Diga-se ainda que o Pleno da Secção do Contencioso Tributário já se pronunciou sobre esta questão aceitando esta competência, conforme decorre do acórdão de 10/04/2013, proferido no processo nº 15/12, onde se decidiu que:
“No domínio da vigência da Lei das Finanças Locais de 2007 (Lei nº2/2007, de 15 de Janeiro) e do DL nº 194/2009, de 20 de Agosto, cabe na competência dos tribunais tributários a apreciação de litígios emergentes da cobrança coerciva de dívidas a uma empresa municipal provenientes do abastecimento de águas residuais urbanas e de gestão de resíduos urbanos, uma vez que o termo “preços” utilizado naquela Lei equivale ao conceito de tarifas usado nas anteriores Leis das Finanças Locais, pelo que podem tais dívidas ser coercivamente cobradas em processo de execução fiscal”.
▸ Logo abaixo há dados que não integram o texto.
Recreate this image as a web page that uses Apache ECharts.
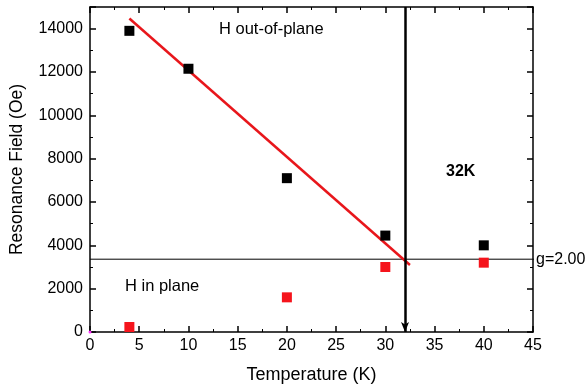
<!DOCTYPE html>
<html><head><meta charset="utf-8">
<script src="https://cdn.jsdelivr.net/npm/echarts@6/dist/echarts.min.js"></script>
<style>html,body{margin:0;padding:0;background:#fff}#c{width:587px;height:390px}</style>
</head><body><div id="c"></div>
<script>
const outOfPlaneT = [4, 10, 20, 30, 40];
const outOfPlaneH = [13900, 12150, 7100, 4450, 4000];
const inPlaneT = [4, 20, 30, 40];
const inPlaneH = [230, 1600, 3000, 3200];
const fitT = [4, 32.5];
const fitH = [14470, 3090];
const gLineT = [0, 45.1];
const gLineH = 3360;
const tcT = 32;

const font = 'Liberation Sans, Arial, sans-serif';
const chart = echarts.init(document.getElementById('c'));
const axisCommon = {
  axisLine: {show: true, onZero: false, lineStyle: {color: '#000', width: 1.5}},
  axisTick: {show: true, inside: true, length: 6, lineStyle: {color: '#000', width: 1.5}},
  minorTick: {show: true, splitNumber: 2, length: 3, lineStyle: {color: '#000', width: 1}},
  splitLine: {show: false},
  minorSplitLine: {show: false}
};
chart.setOption({
  animation: false,
  grid: {left: 87, right: 54, top: 7, bottom: 58},
  xAxis: [
    Object.assign({type: 'value', min: 0, max: 45, interval: 5, position: 'bottom',
      name: 'Temperature (K)', nameLocation: 'middle', nameGap: 34,
      nameTextStyle: {fontFamily: font, fontSize: 18, color: '#000'},
      axisLabel: {fontFamily: font, fontSize: 16, color: '#000', margin: 6}}, axisCommon),
    Object.assign({type: 'value', min: 0, max: 45, interval: 5, position: 'top',
      axisLabel: {show: false}}, axisCommon)
  ],
  yAxis: [
    Object.assign({type: 'value', min: 0, max: 15000, interval: 2000, position: 'left',
      name: 'Resonance Field (Oe)', nameLocation: 'middle', nameGap: 64,
      nameTextStyle: {fontFamily: font, fontSize: 17.5, color: '#000'},
      axisLabel: {fontFamily: font, fontSize: 16, color: '#000', margin: 7,
        formatter: v => (v % 2000 === 0 ? String(v) : '')}}, axisCommon),
    Object.assign({type: 'value', min: 0, max: 15000, interval: 2000, position: 'right',
      axisLabel: {show: false}}, axisCommon)
  ],
  series: [
    {type: 'line', data: gLineT.map(t => [t, gLineH]), showSymbol: false, clip: false,
     lineStyle: {color: '#000', width: 1}, z: 2,
     endLabel: {show: true, formatter: 'g=2.00', fontFamily: font, fontSize: 16, color: '#000', distance: 2}},
    {type: 'line', data: fitT.map((t, i) => [t, fitH[i]]), showSymbol: false,
     lineStyle: {color: '#e8161b', width: 2.5}, z: 3},
    {type: 'scatter', data: outOfPlaneT.map((t, i) => [t, outOfPlaneH[i]]), symbol: 'rect', symbolSize: 10,
     itemStyle: {color: '#000', opacity: 1}, z: 4},
    {type: 'scatter', data: inPlaneT.map((t, i) => [t, inPlaneH[i]]), symbol: 'rect', symbolSize: 10,
     itemStyle: {color: '#f5141c', opacity: 1}, z: 4},
    {type: 'scatter', data: [[0, 0]], symbol: 'circle', symbolSize: 3, clip: false,
     itemStyle: {color: '#ff33ff', opacity: 1}, z: 5,
     markLine: {silent: true, symbol: ['none', 'arrow'], symbolSize: [6, 10],
       lineStyle: {color: '#000', width: 2.5, type: 'solid'}, label: {show: false},
       data: [[{coord: [tcT, 15000]}, {coord: [tcT, 0]}]]}}
  ],
  graphic: [
    {type: 'text', left: 219, top: 21, style: {text: 'H out-of-plane', font: '16.5px ' + font, fill: '#000'}},
    {type: 'text', left: 125, top: 278, style: {text: 'H in plane', font: '16.5px ' + font, fill: '#000'}},
    {type: 'text', left: 446, top: 164, style: {text: '32K', font: 'bold 16px ' + font, fill: '#000'}}
  ]
});
</script></body></html>
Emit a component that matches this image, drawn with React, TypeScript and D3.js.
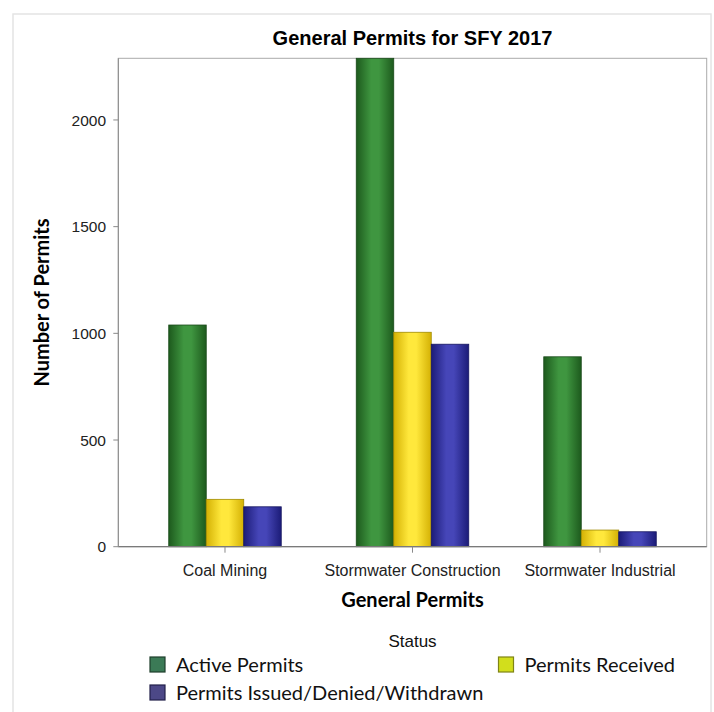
import React from "react";
import * as d3 from "d3";

// Permit counts by general permit type, state fiscal year 2017
const categories = ["Coal Mining", "Stormwater Construction", "Stormwater Industrial"];
const seriesNames = ["Active Permits", "Permits Received", "Permits Issued/Denied/Withdrawn"];
const activePermits = [1039, 2289, 890];
const permitsReceived = [222, 1005, 78];
const permitsIssued = [187, 949, 70];
const yTicks = [0, 500, 1000, 1500, 2000];
const yMax = 2289;

const W = 714;
const H = 712;
const plot = { left: 118.3, right: 706.7, top: 58.3, bottom: 546.7 };

const barStyles = [
  { id: "gGreen", edge: "#1d5a1d", mid: "#3f9640", stroke: "#1a4a1a" },
  { id: "gYellow", edge: "#d4b104", mid: "#ffe83c", stroke: "#a08a00" },
  { id: "gBlue", edge: "#1c1c78", mid: "#4646b8", stroke: "#161660" },
];
const legendSwatch = [
  { fill: "#3b7a56", stroke: "#1f3f2c" },
  { fill: "#d2de1c", stroke: "#7f8415" },
  { fill: "#4c4887", stroke: "#22204a" },
];

const seriesValues = [activePermits, permitsReceived, permitsIssued];

export default function App() {
  const x = d3
    .scaleBand<string>()
    .domain(categories)
    .range([plot.left, plot.right])
    .paddingInner(0.4)
    .paddingOuter(0.269);
  const xs = d3
    .scaleBand<number>()
    .domain(d3.range(seriesNames.length))
    .range([0, x.bandwidth()])
    .padding(0);
  const y = d3.scaleLinear().domain([0, yMax]).range([plot.bottom, plot.top]);

  const bars = categories.flatMap((c, ci) =>
    seriesValues.map((vals, si) => ({ c, ci, si, v: vals[ci] }))
  );

  const legendItems = [
    { si: 0, x: 150, y: 664.5 },
    { si: 1, x: 498.5, y: 664.5 },
    { si: 2, x: 150, y: 692.5 },
  ];

  const midX = (plot.left + plot.right) / 2;

  return (
    <svg
      width={W}
      height={H}
      style={{ position: "absolute", left: 0, top: 0, background: "#fff" }}
    >
      <defs>
        {barStyles.map((b) => (
          <linearGradient key={b.id} id={b.id} x1="0" x2="1" y1="0" y2="0">
            <stop offset="0" stopColor={b.edge} />
            <stop offset="0.4" stopColor={b.mid} />
            <stop offset="0.6" stopColor={b.mid} />
            <stop offset="1" stopColor={b.edge} />
          </linearGradient>
        ))}
      </defs>

      {/* outer graph border */}
      <rect x={13} y={14} width={698} height={720} fill="none" stroke="#e4e4e4" strokeWidth={1.5} />

      {/* title */}
      <text
        x={midX}
        y={45}
        textAnchor="middle"
        fontFamily="'Liberation Sans', Arial, sans-serif"
        fontWeight="bold"
        fontSize={20}
        fill="#000"
      >
        General Permits for SFY 2017
      </text>

      {/* plot frame */}
      <rect
        x={plot.left}
        y={plot.top}
        width={plot.right - plot.left}
        height={plot.bottom - plot.top}
        fill="#fff"
        stroke="#ababab"
        strokeWidth={1}
      />

      {/* bars */}
      {bars.map((b) => {
        const st = barStyles[b.si];
        const bx = (x(b.c) ?? 0) + (xs(b.si) ?? 0);
        return (
          <rect
            key={`${b.ci}-${b.si}`}
            x={bx}
            y={y(b.v)}
            width={xs.bandwidth()}
            height={y(0) - y(b.v)}
            fill={`url(#${st.id})`}
            stroke={st.stroke}
            strokeWidth={0.8}
          />
        );
      })}

      {/* axis lines */}
      <line x1={plot.left} x2={plot.right} y1={plot.bottom} y2={plot.bottom} stroke="#7a7a7a" strokeWidth={1.2} />
      <line x1={plot.left} x2={plot.left} y1={plot.top} y2={plot.bottom} stroke="#8a8a8a" strokeWidth={1} />

      {/* y ticks */}
      {yTicks.map((t) => (
        <g key={t}>
          <line x1={plot.left - 5} x2={plot.left} y1={y(t)} y2={y(t)} stroke="#8a8a8a" />
          <text
            x={106}
            y={y(t)}
            dy="0.36em"
            textAnchor="end"
            fontFamily="'Liberation Sans', Arial, sans-serif"
            fontSize={15.5}
            fill="#222"
          >
            {t}
          </text>
        </g>
      ))}

      {/* x ticks */}
      {categories.map((c) => {
        const cx = (x(c) ?? 0) + x.bandwidth() / 2;
        return (
          <g key={c}>
            <line x1={cx} x2={cx} y1={plot.bottom} y2={plot.bottom + 6} stroke="#8a8a8a" />
            <text
              x={cx}
              y={575.5}
              textAnchor="middle"
              fontFamily="'Liberation Sans', Arial, sans-serif"
              fontSize={16}
              fill="#222"
            >
              {c}
            </text>
          </g>
        );
      })}

      {/* axis titles */}
      <text
        x={midX}
        y={607}
        textAnchor="middle"
        fontFamily="Lato, 'Open Sans', sans-serif"
        fontWeight="bold"
        fontSize={20}
        fill="#000"
      >
        General Permits
      </text>
      <text
        transform={`translate(49, ${(plot.top + plot.bottom) / 2}) rotate(-90)`}
        textAnchor="middle"
        fontFamily="Lato, 'Open Sans', sans-serif"
        fontWeight="bold"
        fontSize={20}
        fill="#000"
      >
        Number of Permits
      </text>

      {/* legend */}
      <text
        x={midX}
        y={647}
        textAnchor="middle"
        fontFamily="'Liberation Sans', Arial, sans-serif"
        fontSize={17}
        fill="#111"
      >
        Status
      </text>
      {legendItems.map((it) => (
        <g key={it.si}>
          <rect
            x={it.x}
            y={it.y - 7.5}
            width={15}
            height={15}
            fill={legendSwatch[it.si].fill}
            stroke={legendSwatch[it.si].stroke}
            strokeWidth={1.2}
          />
          <text
            x={it.x + 26}
            y={it.y}
            dy="0.36em"
            fontFamily="Lato, 'Open Sans', sans-serif"
            fontSize={20}
            fill="#111"
          >
            {seriesNames[it.si]}
          </text>
        </g>
      ))}
    </svg>
  );
}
Podemos assim, concluir que a jurisdição competente para conhecer do litígio em apreciação é a jurisdição dos tribunais administrativos e fiscais, através dos tribunais tributários, atento o disposto no artigo 49º, n.º 1, alínea c), do ETAF».


III- DECISÃO

Pelo exposto, os Juízes que compõem este Tribunal, acordam em declarar os Tribunais tributários os competentes para conhecer da presente acção.
Sem custas.
Lisboa, 15 de Maio de 2014. – Maria Fernanda dos Santos Maçãs (relatora) – Gabriel Martim dos Anjos Catarino – António Políbio Ferreira Henriques – José Fernando de Salazar Casanova Abrantes – Alberto Augusto Andrade de Oliveira – João Carlos Pires Trindade.